The documentation on the GOP Web site about Kerry’s supposed 350 votes to increase taxes actually lists only 67 votes “for higher taxes.” Most of these are votes against a tax cut, not in favor of a tax increase. The 67 include nine votes listed twice, three listed three times, and two listed four times. The logic seems to be that if a bill contains more than one item (as almost all bills do), it counts as separate votes for or against each item. The Bush list also includes several series of sequentially numbered votes, which are procedural twists on the same bill. And there are votes on the identical issue in different years. The only actual tax increase on Bush’s list (counted twice, but hey …) is Kerry’s support for Clinton’s 1993 deficit-reduction plan. That’s the one that raised rates in the top bracket and led to a decade of such fabulous prosperity that even its most affluent victims ended up better off.
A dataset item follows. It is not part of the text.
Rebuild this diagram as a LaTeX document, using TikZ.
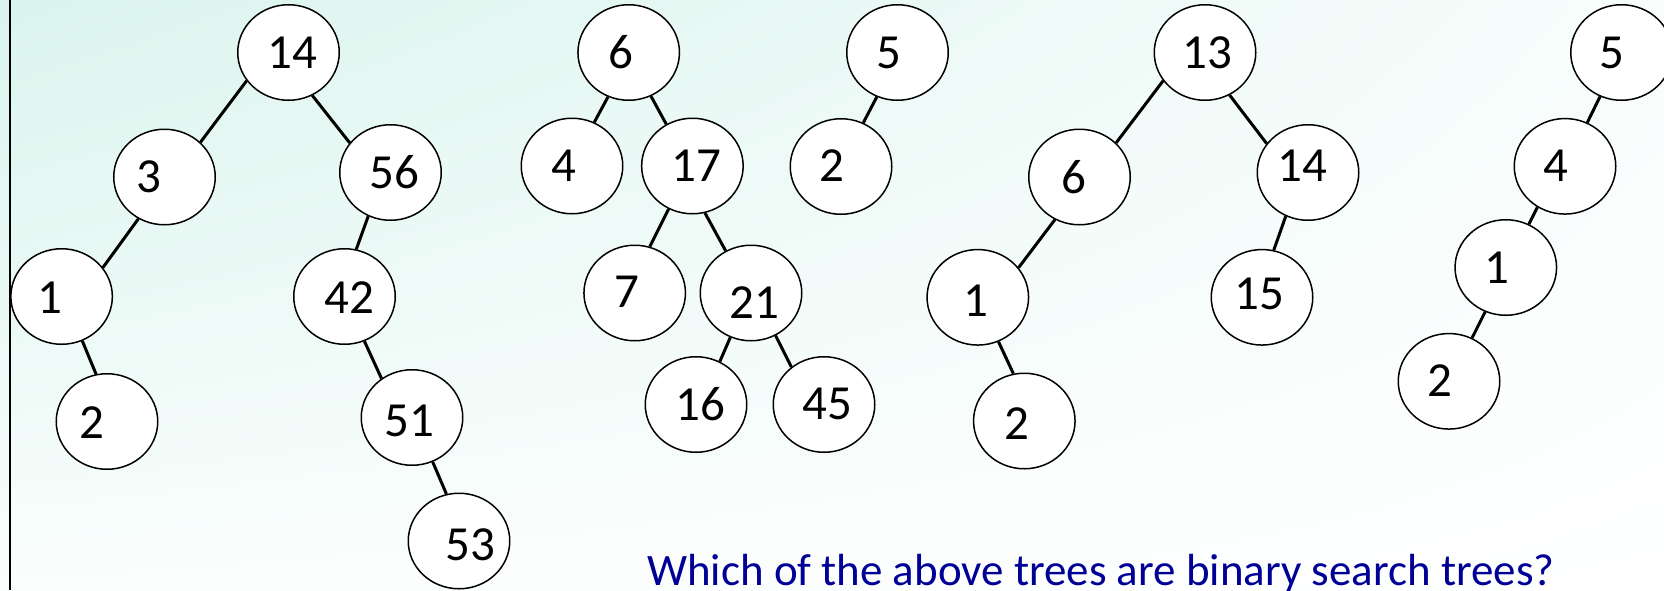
\documentclass[tikz,border=0pt]{standalone}
\usepackage{fontspec}
\setmainfont{Carlito}
\usetikzlibrary{shapes.geometric,shadings}
\definecolor{mintTL}{RGB}{218,244,237}
\definecolor{mintTR}{RGB}{248,253,252}
\definecolor{mintBL}{RGB}{250,254,253}
\definecolor{question}{RGB}{0,0,150}
\newcommand\numfont{\fontsize{49}{58}\selectfont}
\newcommand\askfont{\fontsize{45}{54}\selectfont}
\begin{document}
\begin{tikzpicture}[x=1pt,y=-1pt,
  bst/.style={ellipse, draw=black, line width=1.5pt, fill=white,
    minimum width=101.5pt, minimum height=95.5pt, inner sep=0pt},
  num/.style={font=\numfont, inner sep=0pt, text=black},
  edge/.style={line width=3pt, black}]
\useasboundingbox (0,0) rectangle (1664,590);
% slide background and left rule
\shade[upper left=mintTL, upper right=mintTR, lower left=mintBL, lower right=white]
  (0,0) rectangle (1664,590);
\draw[line width=2.5pt] (10,0) -- (10,590);

% ---- tree 1 ----
\node[bst] (t1n14) at (288.5,52.5) {};
\node[bst] (t1n3)  at (164.5,177) {};
\node[bst] (t1n56) at (390.5,172.5) {};
\node[bst] (t1n1)  at (61.6,296.5) {};
\node[bst] (t1n2)  at (107,421.5) {};
\node[bst] (t1n42) at (344.5,296.5) {};
\node[bst] (t1n51) at (412,417.5) {};
\node[bst] (t1n53) at (459,541) {};
\node[num] (t1l14) at (292.5,52.5) {14};
\node[num] (t1l3)  at (148.5,177) {3};
\node[num] (t1l56) at (394.5,172.5) {56};
\node[num] (t1l1)  at (50,298) {1};
\node[num] (t1l2)  at (92,422.5) {2};
\node[num] (t1l42) at (349,298) {42};
\node[num] (t1l51) at (409.5,420.8) {51};
\node[num] (t1l53) at (470.8,544.7) {53};
\draw[edge] (t1n14.214.8) -- (t1n3.44.8);
\draw[edge] (t1n14.299.7) -- (t1n56.144.2);
\draw[edge] (t1n3.238)    -- (t1n1.35.6);
\draw[edge] (t1n1.295.2)  -- (t1n2.103.2);
\draw[edge] (t1n56.243.3) -- (t1n42.76.3);
\draw[edge] (t1n42.294)   -- (t1n51.128.9);
\draw[edge] (t1n51.295.1) -- (t1n53.105.9);

% ---- tree 2 ----
\node[bst] (t2n6)  at (628.7,52.5) {};
\node[bst] (t2n4)  at (572,166) {};
\node[bst] (t2n17) at (692.4,166) {};
\node[bst] (t2n7)  at (634.7,293) {};
\node[bst] (t2n21) at (751,293) {};
\node[bst] (t2n16) at (696,404.5) {};
\node[bst] (t2n45) at (824,404.5) {};
\node[num] (t2l6)  at (620.5,52.5) {6};
\node[num] (t2l4)  at (564,166) {4};
\node[num] (t2l17) at (696,166) {17};
\node[num] (t2l7)  at (626.5,291.7) {7};
\node[num] (t2l21) at (754.3,302.7) {21};
\node[num] (t2l16) at (700.5,404) {16};
\node[num] (t2l45) at (827,404) {45};
\draw[edge] (t2n6.245.6)  -- (t2n4.63);
\draw[edge] (t2n6.297.9)  -- (t2n17.122);
\draw[edge] (t2n17.241)   -- (t2n7.72.7);
\draw[edge] (t2n17.285.2) -- (t2n21.121.2);
\draw[edge] (t2n21.245.9) -- (t2n16.61.7);
\draw[edge] (t2n21.300.2) -- (t2n45.131);

% ---- tree 3 ----
\node[bst] (t3n5) at (897.5,52.5) {};
\node[bst] (t3n2) at (841,166.5) {};
\node[num] (t3l5) at (888.5,52.5) {5};
\node[num] (t3l2) at (832,166) {2};
\draw[edge] (t3n5.245.4) -- (t3n2.63.2);

% ---- tree 4 ----
\node[bst] (t4n13) at (1205,52.5) {};
\node[bst] (t4n6)  at (1079.5,177) {};
\node[bst] (t4n14) at (1308,172.5) {};
\node[bst] (t4n1)  at (977.8,297.3) {};
\node[bst] (t4n15) at (1262,297.3) {};
\node[bst] (t4n2)  at (1024.3,421) {};
\node[num] (t4l13) at (1207,52.5) {13};
\node[num] (t4l6)  at (1074,177.5) {6};
\node[num] (t4l14) at (1302.4,166) {14};
\node[num] (t4l1)  at (976,300.8) {1};
\node[num] (t4l15) at (1259.7,294) {15};
\node[num] (t4l2)  at (1017,424) {2};
\draw[edge] (t4n13.214.8) -- (t4n6.43);
\draw[edge] (t4n13.300)   -- (t4n14.145);
\draw[edge] (t4n6.240)    -- (t4n1.36.2);
\draw[edge] (t4n14.243.6) -- (t4n15.76.6);
\draw[edge] (t4n1.295.8)  -- (t4n2.103.7);

% ---- tree 5 ----
\node[bst] (t5n5) at (1621.5,52.5) {};
\node[bst] (t5n4) at (1565,166.3) {};
\node[bst] (t5n1) at (1505.8,267.5) {};
\node[bst] (t5n2) at (1449,381.3) {};
\node[num] (t5l5) at (1612,52.5) {5};
\node[num] (t5l4) at (1555.5,165.8) {4};
\node[num] (t5l1) at (1497,267.5) {1};
\node[num] (t5l2) at (1439.7,380.8) {2};
\draw[edge] (t5n5.244.6) -- (t5n4.63);
\draw[edge] (t5n4.236)   -- (t5n1.62.3);
\draw[edge] (t5n1.245.6) -- (t5n2.62.8);

% ---- question ----
\node[anchor=base west, inner sep=0pt, font=\askfont, text=question] (ask) at (647,585)
  {Which of the above trees are binary search trees?};
\end{tikzpicture}
\end{document}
The best way to see the absurdity of saying that John Kerry voted for higher taxes 350 times is to apply Bush’s madcap logic to Bush himself. Every year, in the president’s budget, there is a table called “Effect of Proposals on Receipts.” It lists the president’s proposed changes in the tax rules and how they will affect government revenues for various periods up to 15 years. Most of Bush’s proposals will cost revenues, obviously. But in the four fiscal years 2002-2005, Bush has proposed 63 actual “revenue enhancers,” as his father used to call them. This doesn’t include, as Bush includes for Kerry, his opposition to any tax cuts (and there have been some, such as Democratic proposals to reduce the payroll tax). Nor does the list seem to include any “supply-side” revenue enhancement by magic or growth. These are actual proposals to take more money out of people’s pockets and give it to the government.

At Bush’s current rate of 16 “tax increases” a year, he’d have 320 under his belt if he could stay in the White House for 20 years. Depending on how you figure—but without wandering beyond Bush himself into the jungles of absurd logic—this is as many as eight times the number that Bush has managed to pin on Kerry. But isn’t it unfair to call, for example, more efficient administration at the IRS a tax increase? And isn’t it simply ridiculous to suggest that George W. Bush is more complacent about higher taxes than John Kerry? Yes, it’s unfair. It’s ridiculous. That’s the point.